Only the lines from the first one through the line with "e_start, e_step = 1000, 5" should be printed, exactly as they appear.
===============
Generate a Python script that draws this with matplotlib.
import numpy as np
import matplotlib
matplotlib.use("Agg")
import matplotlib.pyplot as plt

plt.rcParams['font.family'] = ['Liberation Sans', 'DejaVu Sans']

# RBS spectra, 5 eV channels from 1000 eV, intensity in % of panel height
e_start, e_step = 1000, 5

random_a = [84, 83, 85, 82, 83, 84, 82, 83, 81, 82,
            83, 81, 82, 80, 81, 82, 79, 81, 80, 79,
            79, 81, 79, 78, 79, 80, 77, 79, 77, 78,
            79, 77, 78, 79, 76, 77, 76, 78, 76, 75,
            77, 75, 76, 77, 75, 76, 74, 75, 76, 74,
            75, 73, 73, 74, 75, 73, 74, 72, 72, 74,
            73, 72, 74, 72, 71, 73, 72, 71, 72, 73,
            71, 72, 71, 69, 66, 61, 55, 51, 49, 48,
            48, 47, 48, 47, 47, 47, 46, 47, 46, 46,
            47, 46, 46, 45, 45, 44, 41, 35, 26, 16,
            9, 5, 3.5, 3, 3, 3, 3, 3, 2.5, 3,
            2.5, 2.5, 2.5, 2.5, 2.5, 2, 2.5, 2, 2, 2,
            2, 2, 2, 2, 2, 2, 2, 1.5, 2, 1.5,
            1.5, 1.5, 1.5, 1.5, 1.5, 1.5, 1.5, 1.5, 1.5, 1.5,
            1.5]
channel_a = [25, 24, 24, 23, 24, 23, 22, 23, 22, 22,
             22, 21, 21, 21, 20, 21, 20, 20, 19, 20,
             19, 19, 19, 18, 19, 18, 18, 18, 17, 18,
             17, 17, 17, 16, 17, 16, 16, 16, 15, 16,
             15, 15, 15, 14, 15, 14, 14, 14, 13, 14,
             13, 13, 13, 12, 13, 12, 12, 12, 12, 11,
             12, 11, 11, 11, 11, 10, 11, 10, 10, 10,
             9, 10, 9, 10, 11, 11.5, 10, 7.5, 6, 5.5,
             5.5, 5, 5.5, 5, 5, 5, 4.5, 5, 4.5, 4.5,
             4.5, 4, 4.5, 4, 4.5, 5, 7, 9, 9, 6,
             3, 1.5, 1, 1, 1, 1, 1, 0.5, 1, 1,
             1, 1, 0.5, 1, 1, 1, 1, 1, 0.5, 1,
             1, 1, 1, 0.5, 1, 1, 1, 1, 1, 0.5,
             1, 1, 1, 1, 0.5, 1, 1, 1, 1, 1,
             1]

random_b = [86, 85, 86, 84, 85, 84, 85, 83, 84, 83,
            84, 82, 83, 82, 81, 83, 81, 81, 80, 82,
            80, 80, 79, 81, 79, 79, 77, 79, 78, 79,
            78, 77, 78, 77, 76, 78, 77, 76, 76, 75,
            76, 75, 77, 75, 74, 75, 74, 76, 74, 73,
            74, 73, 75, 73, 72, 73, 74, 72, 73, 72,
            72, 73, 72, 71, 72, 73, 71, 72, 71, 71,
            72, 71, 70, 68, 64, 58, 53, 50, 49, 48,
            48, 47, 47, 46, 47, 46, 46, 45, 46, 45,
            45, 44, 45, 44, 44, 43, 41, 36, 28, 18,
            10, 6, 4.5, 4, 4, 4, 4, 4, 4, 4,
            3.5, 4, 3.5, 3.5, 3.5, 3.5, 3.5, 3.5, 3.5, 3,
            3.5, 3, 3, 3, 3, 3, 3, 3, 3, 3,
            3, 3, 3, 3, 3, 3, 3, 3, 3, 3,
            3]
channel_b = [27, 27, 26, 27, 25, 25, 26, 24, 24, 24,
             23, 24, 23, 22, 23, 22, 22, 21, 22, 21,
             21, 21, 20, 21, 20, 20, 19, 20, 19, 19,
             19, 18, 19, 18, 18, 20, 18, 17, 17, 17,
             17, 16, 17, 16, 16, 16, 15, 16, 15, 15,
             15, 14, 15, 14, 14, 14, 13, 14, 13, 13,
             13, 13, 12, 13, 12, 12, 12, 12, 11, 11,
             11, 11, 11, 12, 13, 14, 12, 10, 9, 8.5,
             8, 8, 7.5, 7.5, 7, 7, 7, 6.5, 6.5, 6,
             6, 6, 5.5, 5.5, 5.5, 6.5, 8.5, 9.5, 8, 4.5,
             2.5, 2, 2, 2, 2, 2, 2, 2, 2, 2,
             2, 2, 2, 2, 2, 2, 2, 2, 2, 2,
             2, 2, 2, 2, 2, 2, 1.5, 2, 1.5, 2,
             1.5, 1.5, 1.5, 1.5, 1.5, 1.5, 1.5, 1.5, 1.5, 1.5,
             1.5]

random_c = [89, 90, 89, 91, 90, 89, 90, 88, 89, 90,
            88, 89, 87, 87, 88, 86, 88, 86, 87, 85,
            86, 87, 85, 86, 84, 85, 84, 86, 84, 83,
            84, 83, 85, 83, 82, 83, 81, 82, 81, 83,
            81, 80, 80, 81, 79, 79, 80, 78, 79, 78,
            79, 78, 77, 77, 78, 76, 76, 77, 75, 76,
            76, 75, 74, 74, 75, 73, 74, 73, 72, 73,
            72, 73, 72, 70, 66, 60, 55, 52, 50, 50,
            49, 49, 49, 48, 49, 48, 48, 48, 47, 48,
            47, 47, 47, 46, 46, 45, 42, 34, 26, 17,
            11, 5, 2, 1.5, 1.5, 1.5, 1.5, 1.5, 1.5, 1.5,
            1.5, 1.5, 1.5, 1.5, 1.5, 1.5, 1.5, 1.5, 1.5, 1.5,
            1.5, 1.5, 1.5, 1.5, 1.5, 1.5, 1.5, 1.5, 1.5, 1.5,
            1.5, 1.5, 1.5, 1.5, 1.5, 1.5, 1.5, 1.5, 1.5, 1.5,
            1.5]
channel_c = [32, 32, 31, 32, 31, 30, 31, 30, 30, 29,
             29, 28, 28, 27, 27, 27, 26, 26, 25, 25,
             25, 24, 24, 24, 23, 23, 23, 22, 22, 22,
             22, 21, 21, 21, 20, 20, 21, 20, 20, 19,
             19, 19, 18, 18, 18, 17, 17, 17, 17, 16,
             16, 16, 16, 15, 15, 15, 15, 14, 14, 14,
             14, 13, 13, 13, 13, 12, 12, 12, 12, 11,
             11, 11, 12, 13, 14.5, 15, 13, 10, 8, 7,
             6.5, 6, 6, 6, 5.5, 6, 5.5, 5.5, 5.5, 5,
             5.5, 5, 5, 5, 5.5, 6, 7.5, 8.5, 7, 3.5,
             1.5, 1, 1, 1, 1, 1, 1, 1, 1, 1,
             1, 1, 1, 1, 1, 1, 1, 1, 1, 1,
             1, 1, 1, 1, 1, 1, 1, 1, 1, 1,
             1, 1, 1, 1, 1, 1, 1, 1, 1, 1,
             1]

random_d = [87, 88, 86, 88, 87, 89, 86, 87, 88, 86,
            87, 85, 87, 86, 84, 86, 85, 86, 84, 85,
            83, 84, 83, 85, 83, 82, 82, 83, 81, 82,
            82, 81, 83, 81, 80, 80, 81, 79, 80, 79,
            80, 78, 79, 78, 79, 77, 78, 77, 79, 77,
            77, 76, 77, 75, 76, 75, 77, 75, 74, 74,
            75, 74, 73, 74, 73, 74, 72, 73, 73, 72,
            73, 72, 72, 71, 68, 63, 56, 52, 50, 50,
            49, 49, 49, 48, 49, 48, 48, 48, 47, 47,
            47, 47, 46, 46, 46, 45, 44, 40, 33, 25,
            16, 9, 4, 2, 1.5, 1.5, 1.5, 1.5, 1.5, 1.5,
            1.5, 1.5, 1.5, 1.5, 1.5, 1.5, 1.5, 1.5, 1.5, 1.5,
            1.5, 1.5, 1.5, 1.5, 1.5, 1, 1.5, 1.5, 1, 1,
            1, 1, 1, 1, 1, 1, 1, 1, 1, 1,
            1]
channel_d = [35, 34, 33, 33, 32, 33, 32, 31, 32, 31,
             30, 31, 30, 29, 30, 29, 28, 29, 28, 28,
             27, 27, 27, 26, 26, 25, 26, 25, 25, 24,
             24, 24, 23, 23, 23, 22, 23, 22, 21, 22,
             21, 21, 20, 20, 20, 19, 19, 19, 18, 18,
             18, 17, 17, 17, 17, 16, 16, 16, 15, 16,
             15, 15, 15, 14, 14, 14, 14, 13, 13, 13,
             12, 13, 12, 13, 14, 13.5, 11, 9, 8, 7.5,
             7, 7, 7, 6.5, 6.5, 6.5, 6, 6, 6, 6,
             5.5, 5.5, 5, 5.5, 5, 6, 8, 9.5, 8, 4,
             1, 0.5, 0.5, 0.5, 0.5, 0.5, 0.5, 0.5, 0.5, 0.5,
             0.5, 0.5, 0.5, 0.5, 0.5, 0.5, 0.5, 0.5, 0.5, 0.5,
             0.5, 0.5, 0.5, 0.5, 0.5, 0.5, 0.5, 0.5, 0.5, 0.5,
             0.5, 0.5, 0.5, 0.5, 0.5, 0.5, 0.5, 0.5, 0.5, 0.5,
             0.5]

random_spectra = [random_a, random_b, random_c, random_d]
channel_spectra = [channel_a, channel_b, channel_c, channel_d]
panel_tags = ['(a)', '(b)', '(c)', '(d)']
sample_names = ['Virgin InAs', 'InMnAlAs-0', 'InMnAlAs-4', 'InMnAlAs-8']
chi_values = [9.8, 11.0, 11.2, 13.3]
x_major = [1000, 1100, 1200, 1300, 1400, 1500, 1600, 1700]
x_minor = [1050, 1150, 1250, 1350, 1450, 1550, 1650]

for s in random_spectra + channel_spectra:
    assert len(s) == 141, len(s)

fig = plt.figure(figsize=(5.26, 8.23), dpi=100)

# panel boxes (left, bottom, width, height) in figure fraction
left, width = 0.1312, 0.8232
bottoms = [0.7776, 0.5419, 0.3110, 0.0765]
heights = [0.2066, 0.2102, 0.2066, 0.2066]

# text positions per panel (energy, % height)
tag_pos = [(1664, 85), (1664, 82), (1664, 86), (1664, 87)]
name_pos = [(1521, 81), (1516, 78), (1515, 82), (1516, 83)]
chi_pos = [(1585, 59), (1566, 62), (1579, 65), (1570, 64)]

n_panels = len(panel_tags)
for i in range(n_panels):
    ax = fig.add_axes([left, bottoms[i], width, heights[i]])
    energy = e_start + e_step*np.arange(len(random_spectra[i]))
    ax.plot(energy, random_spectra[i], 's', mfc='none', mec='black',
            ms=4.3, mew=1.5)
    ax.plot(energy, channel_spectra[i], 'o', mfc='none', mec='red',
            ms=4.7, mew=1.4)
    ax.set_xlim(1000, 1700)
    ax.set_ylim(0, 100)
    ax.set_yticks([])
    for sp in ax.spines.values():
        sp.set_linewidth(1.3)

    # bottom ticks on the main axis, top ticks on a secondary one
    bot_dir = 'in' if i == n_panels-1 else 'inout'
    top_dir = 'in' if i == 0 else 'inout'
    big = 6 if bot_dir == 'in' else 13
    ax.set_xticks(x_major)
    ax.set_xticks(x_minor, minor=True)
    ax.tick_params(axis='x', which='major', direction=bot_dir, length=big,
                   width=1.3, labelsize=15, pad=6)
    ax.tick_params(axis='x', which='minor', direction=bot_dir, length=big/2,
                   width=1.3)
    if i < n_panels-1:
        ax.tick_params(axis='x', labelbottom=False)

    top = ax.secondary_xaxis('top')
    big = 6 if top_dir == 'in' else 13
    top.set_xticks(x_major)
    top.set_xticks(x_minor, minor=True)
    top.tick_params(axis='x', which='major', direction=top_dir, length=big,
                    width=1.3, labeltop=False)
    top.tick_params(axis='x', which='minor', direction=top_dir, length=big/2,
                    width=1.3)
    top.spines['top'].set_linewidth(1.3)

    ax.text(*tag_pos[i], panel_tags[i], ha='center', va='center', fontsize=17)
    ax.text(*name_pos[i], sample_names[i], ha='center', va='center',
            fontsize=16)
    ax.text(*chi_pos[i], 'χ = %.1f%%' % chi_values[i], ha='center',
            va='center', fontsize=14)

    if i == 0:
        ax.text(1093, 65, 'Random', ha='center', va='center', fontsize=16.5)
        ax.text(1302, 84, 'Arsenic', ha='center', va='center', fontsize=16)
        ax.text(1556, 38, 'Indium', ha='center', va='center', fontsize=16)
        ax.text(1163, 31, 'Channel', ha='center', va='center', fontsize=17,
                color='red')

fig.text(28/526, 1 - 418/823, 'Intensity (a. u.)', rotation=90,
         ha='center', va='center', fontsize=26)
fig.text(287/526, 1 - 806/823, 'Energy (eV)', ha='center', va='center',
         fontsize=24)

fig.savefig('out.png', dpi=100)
===============
* _RESPONSE FOR THIS EXERCISE_
Generate a Python script that draws this with matplotlib.
import numpy as np
import matplotlib
matplotlib.use("Agg")
import matplotlib.pyplot as plt

plt.rcParams['font.family'] = ['Liberation Sans', 'DejaVu Sans']

# RBS spectra, 5 eV channels from 1000 eV, intensity in % of panel height
e_start, e_step = 1000, 5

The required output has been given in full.